More computationally intensive, yes- but computationally intensive may mean "running on smartphones in the background for .1% reduction in battery time" or "a medium-sized country".
Increased cost is certainly not so straightforward. If you're sufficiently distributed, using already-existing hardware, with spare compute on extremely efficient devices, it could conceivably cost less. Even if a centralized server farm would be doing an order of magnitude less math, smaller processors use an order of magnitude less power to do that math.
Bitcoin proper has a central ledger- every miner needs to hear about your transaction to verify it. Lightning is a clumsy way of reducing how many actors need to be notified of your transaction. Better currencies include stuff like that as first class. It's all in the name of getting closer to a constant-number verification scheme that is closer to competitive with the O(1) of registering a transaction with a bank.

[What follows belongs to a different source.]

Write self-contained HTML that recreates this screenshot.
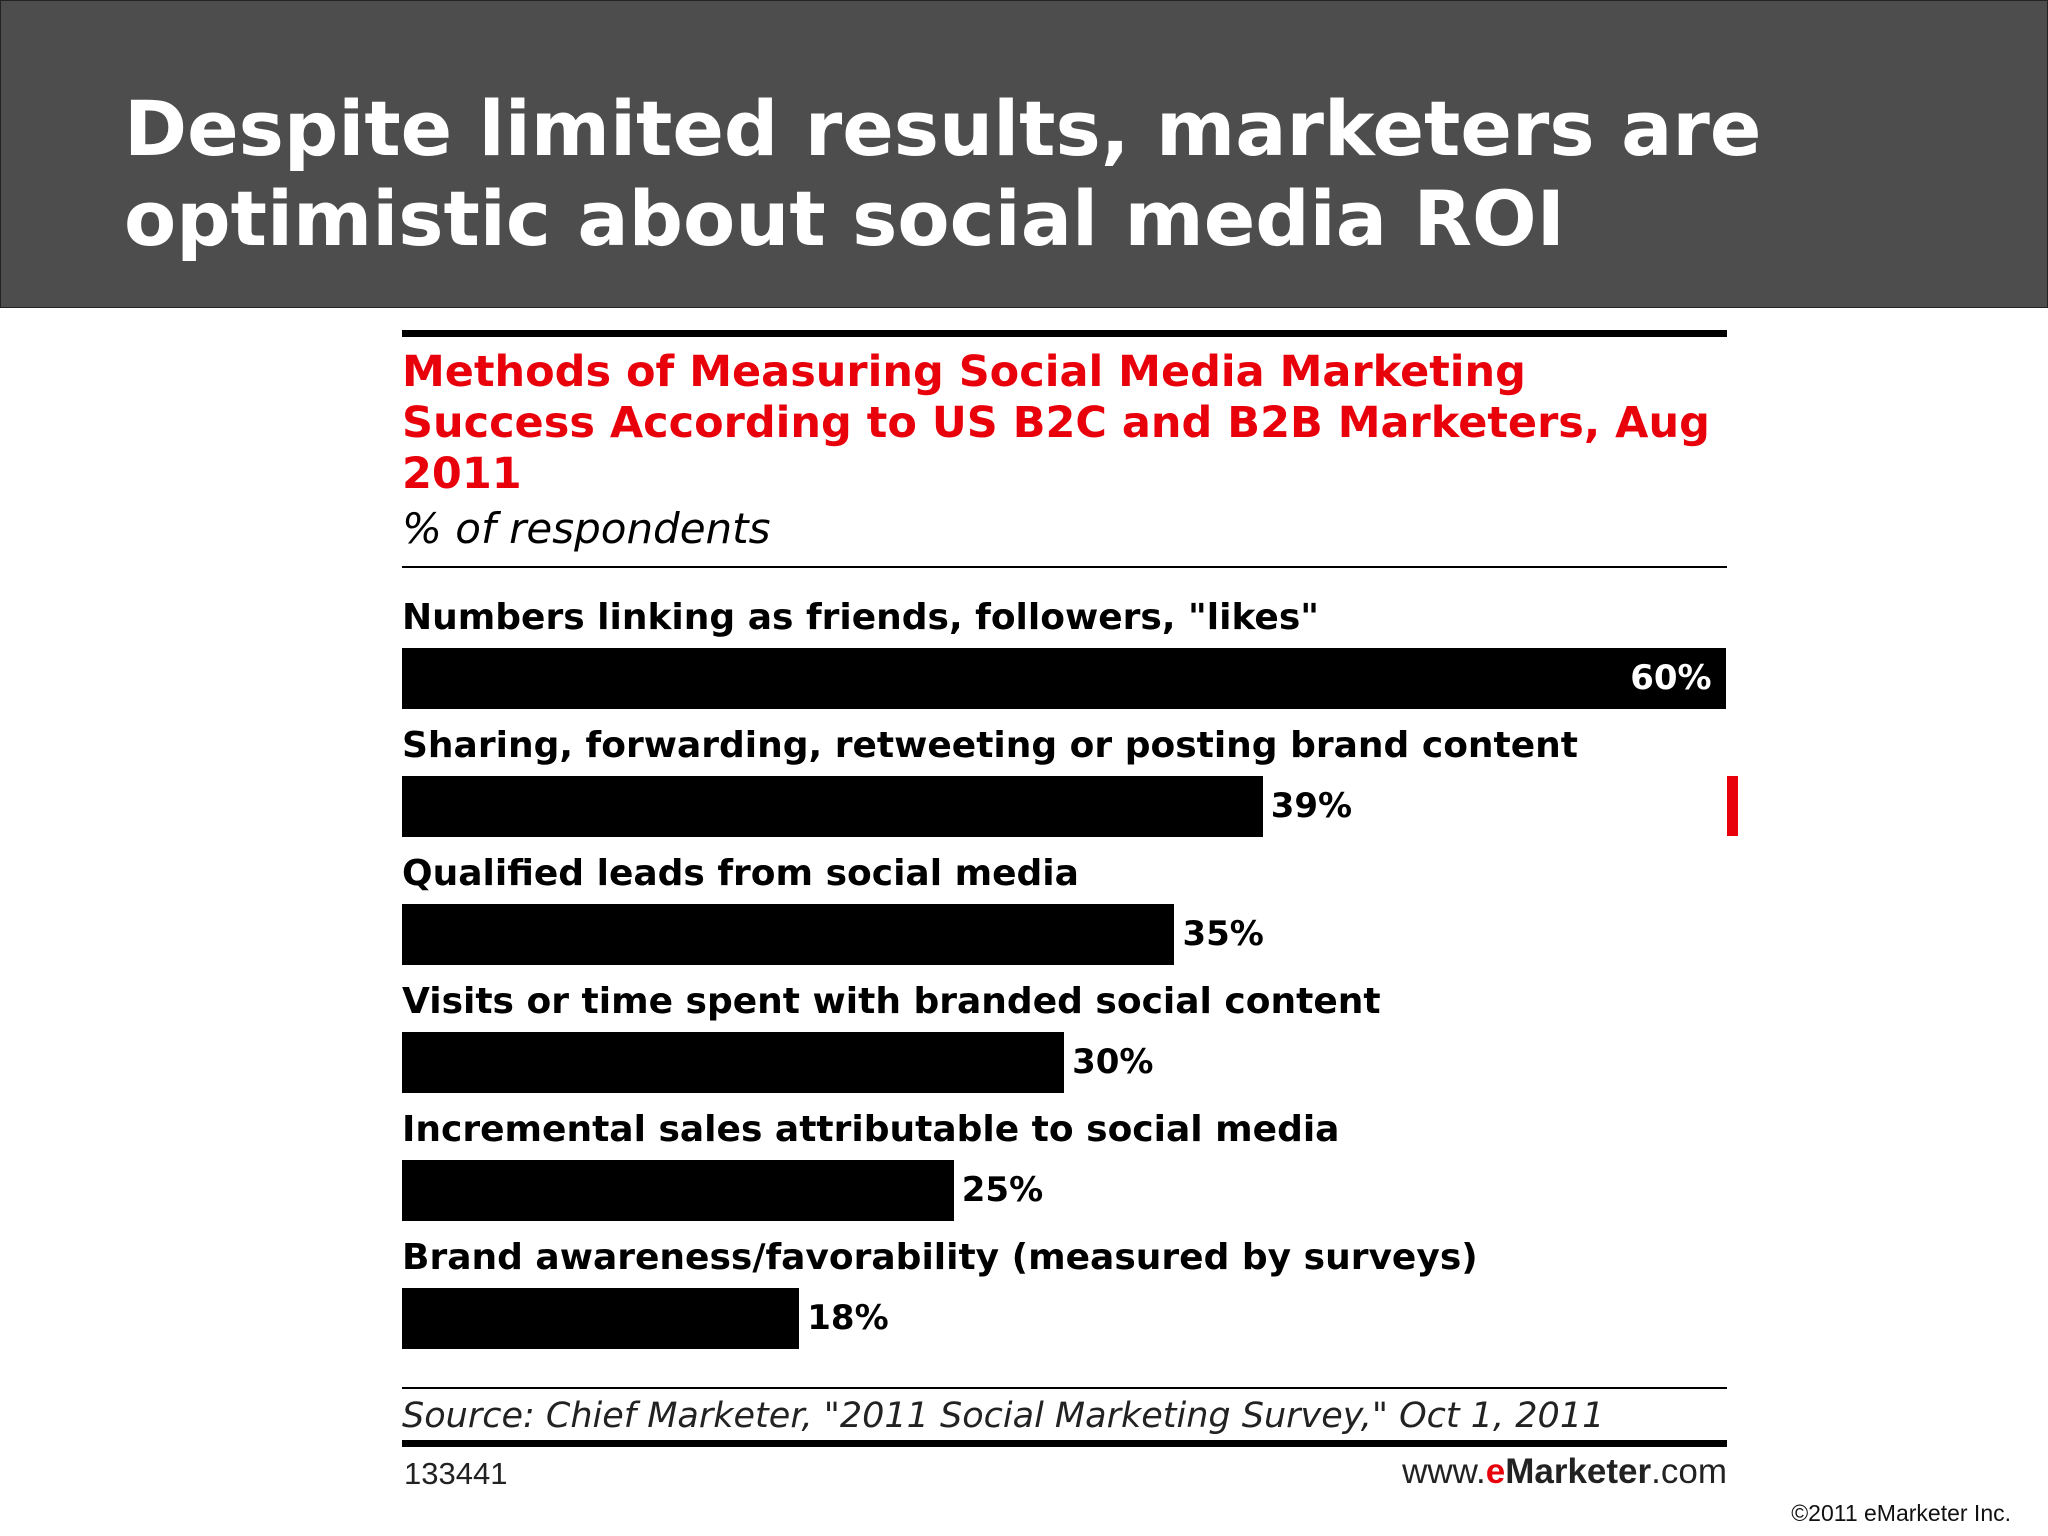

Centralized credit/debit cards exist so that a big wealthy firm can say yes, this person has enough money for this transaction and I will guarantee the transaction by paying for it even if they can't. What I would really like to see is distributed, automatic guarantees: when you buy something at a coffee shop, people running validators on wifi will pick it up and use their staked currency as insurance (hedged by the system) that they know accounts who trust this particular account, and the transaction is valid. More people staking and trusting this account means more trust by the larger system, which then only has to validate aggregated transactions. Anyone announcing themselves at a validator plugs in at a given level of aggregation, all of which have different staking/network/latency/storage requirements. Unlike off-chain transactions (eg lightning), the system is guaranteed at every level.
Any given transaction will still be validated dozens or hundreds of times. En bloc it will probably use tens or hundreds of times more energy than the server farms powering VISA. I'll be honest, I'm okay with that. I really like the idea of having a bank account that isn't tied to a company.